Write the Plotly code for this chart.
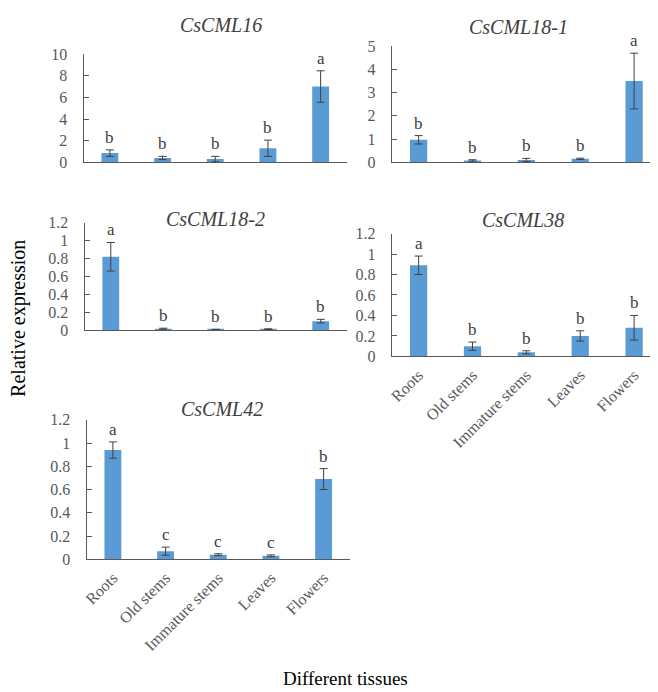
import plotly.graph_objects as go

W, H = 658, 692

tissues = ["Roots", "Old stems", "Immature stems", "Leaves", "Flowers"]

cml16 = [0.85, 0.4, 0.3, 1.3, 7.0]
cml16_err = [0.3, 0.15, 0.25, 0.75, 1.45]
cml16_sig = ["b", "b", "b", "b", "a"]

cml18_1 = [0.97, 0.08, 0.10, 0.15, 3.5]
cml18_1_err = [0.18, 0.03, 0.07, 0.03, 1.2]
cml18_1_sig = ["b", "b", "b", "b", "a"]

cml18_2 = [0.82, 0.015, 0.006, 0.01, 0.10]
cml18_2_err = [0.16, 0.006, 0.003, 0.004, 0.02]
cml18_2_sig = ["a", "b", "b", "b", "b"]

cml38 = [0.89, 0.10, 0.04, 0.20, 0.28]
cml38_err = [0.09, 0.04, 0.015, 0.05, 0.12]
cml38_sig = ["a", "b", "b", "b", "b"]

cml42 = [0.94, 0.07, 0.04, 0.03, 0.69]
cml42_err = [0.07, 0.035, 0.008, 0.008, 0.09]
cml42_sig = ["a", "c", "c", "c", "b"]

titles = ["CsCML16", "CsCML18-1", "CsCML18-2", "CsCML38", "CsCML42"]
values = [cml16, cml18_1, cml18_2, cml38, cml42]
errors = [cml16_err, cml18_1_err, cml18_2_err, cml38_err, cml42_err]
letters = [cml16_sig, cml18_1_sig, cml18_2_sig, cml38_sig, cml42_sig]
y_max = [10, 5, 1.2, 1.2, 1.2]
y_step = [2, 1, 0.2, 0.2, 0.2]
show_xlabels = [False, False, False, True, True]

# pixel boxes: (x0, x1, y_top, y_bottom)
boxes = [(72, 337, 39, 150), (382, 653, 31, 150), (73, 337, 212, 322),
         (382, 653, 223, 349), (75, 340, 414, 557)]
title_pos = [(210, 9), (510, 11), (205, 208), (514, 209), (211, 403)]

FONT = "Liberation Serif"
BAR = "#5B9BD5"
AXC = "#595959"

fig = go.Figure()
annotations = []
layout = {}
for i in range(5):
    n = "" if i == 0 else str(i + 1)
    x0, x1, yt, yb = boxes[i]
    fig.add_trace(go.Bar(
        x=tissues, y=values[i], xaxis="x" + n, yaxis="y" + n,
        marker=dict(color=BAR, line=dict(width=0)),
        error_y=dict(type="data", array=errors[i], color="#404040", thickness=1, width=4),
        width=0.32, showlegend=False,
    ))
    layout["xaxis" + n] = dict(
        domain=[x0 / W, x1 / W], anchor="y" + n, type="category",
        showline=True, linecolor=AXC, linewidth=1, ticks="",
        showticklabels=show_xlabels[i], tickangle=-45, ticklabelstandoff=2,
        tickfont=dict(family=FONT, size=16, color=AXC), showgrid=False,
        zeroline=False,
    )
    layout["yaxis" + n] = dict(
        domain=[1 - yb / H, 1 - yt / H], anchor="x" + n,
        range=[0, y_max[i]], dtick=y_step[i], tick0=0,
        showline=True, linecolor=AXC, linewidth=1, ticks="inside", ticklen=5,
        tickcolor=AXC, tickfont=dict(family=FONT, size=16, color=AXC),
        ticklabelstandoff=12, showgrid=False, zeroline=False,
    )
    for j in range(5):
        annotations.append(dict(
            x=tissues[j], y=values[i][j] + errors[i][j], xref="x" + n, yref="y" + n,
            text=letters[i][j], showarrow=False, yanchor="bottom", yshift=1,
            font=dict(family=FONT, size=17, color="#404040"),
        ))
    tx, ty = title_pos[i]
    annotations.append(dict(
        x=tx / W, y=1 - ty / H, xref="paper", yref="paper", text="<i>" + titles[i] + "</i>",
        showarrow=False, xanchor="center", yanchor="middle",
        font=dict(family=FONT, size=20, color="#404040"),
    ))

annotations.append(dict(
    x=0, y=1 - 310 / H, xref="paper", yref="paper", text="Relative expression",
    showarrow=False, textangle=-90, xanchor="left", yanchor="middle", xshift=-7,
    font=dict(family=FONT, size=20, color="black"),
))
annotations.append(dict(
    x=336 / W, y=1 - 679 / H, xref="paper", yref="paper", text="Different tissues",
    showarrow=False, xanchor="center", yanchor="middle",
    font=dict(family=FONT, size=19, color="black"),
))

fig.update_layout(
    width=W, height=H, margin=dict(l=0, r=0, t=0, b=0),
    plot_bgcolor="white", paper_bgcolor="white",
    annotations=annotations, **layout,
)

fig.write_html("out.html")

·····

■ Exercise details: Pictures stay out. Repeat only the lines from the beginning of the data through the line that has "show_xlabels = [False, False, False, True, True]".

■ Solution for this task:
Write the Plotly code for this chart.
import plotly.graph_objects as go

W, H = 658, 692

tissues = ["Roots", "Old stems", "Immature stems", "Leaves", "Flowers"]

cml16 = [0.85, 0.4, 0.3, 1.3, 7.0]
cml16_err = [0.3, 0.15, 0.25, 0.75, 1.45]
cml16_sig = ["b", "b", "b", "b", "a"]

cml18_1 = [0.97, 0.08, 0.10, 0.15, 3.5]
cml18_1_err = [0.18, 0.03, 0.07, 0.03, 1.2]
cml18_1_sig = ["b", "b", "b", "b", "a"]

cml18_2 = [0.82, 0.015, 0.006, 0.01, 0.10]
cml18_2_err = [0.16, 0.006, 0.003, 0.004, 0.02]
cml18_2_sig = ["a", "b", "b", "b", "b"]

cml38 = [0.89, 0.10, 0.04, 0.20, 0.28]
cml38_err = [0.09, 0.04, 0.015, 0.05, 0.12]
cml38_sig = ["a", "b", "b", "b", "b"]

cml42 = [0.94, 0.07, 0.04, 0.03, 0.69]
cml42_err = [0.07, 0.035, 0.008, 0.008, 0.09]
cml42_sig = ["a", "c", "c", "c", "b"]

titles = ["CsCML16", "CsCML18-1", "CsCML18-2", "CsCML38", "CsCML42"]
values = [cml16, cml18_1, cml18_2, cml38, cml42]
errors = [cml16_err, cml18_1_err, cml18_2_err, cml38_err, cml42_err]
letters = [cml16_sig, cml18_1_sig, cml18_2_sig, cml38_sig, cml42_sig]
y_max = [10, 5, 1.2, 1.2, 1.2]
y_step = [2, 1, 0.2, 0.2, 0.2]
show_xlabels = [False, False, False, True, True]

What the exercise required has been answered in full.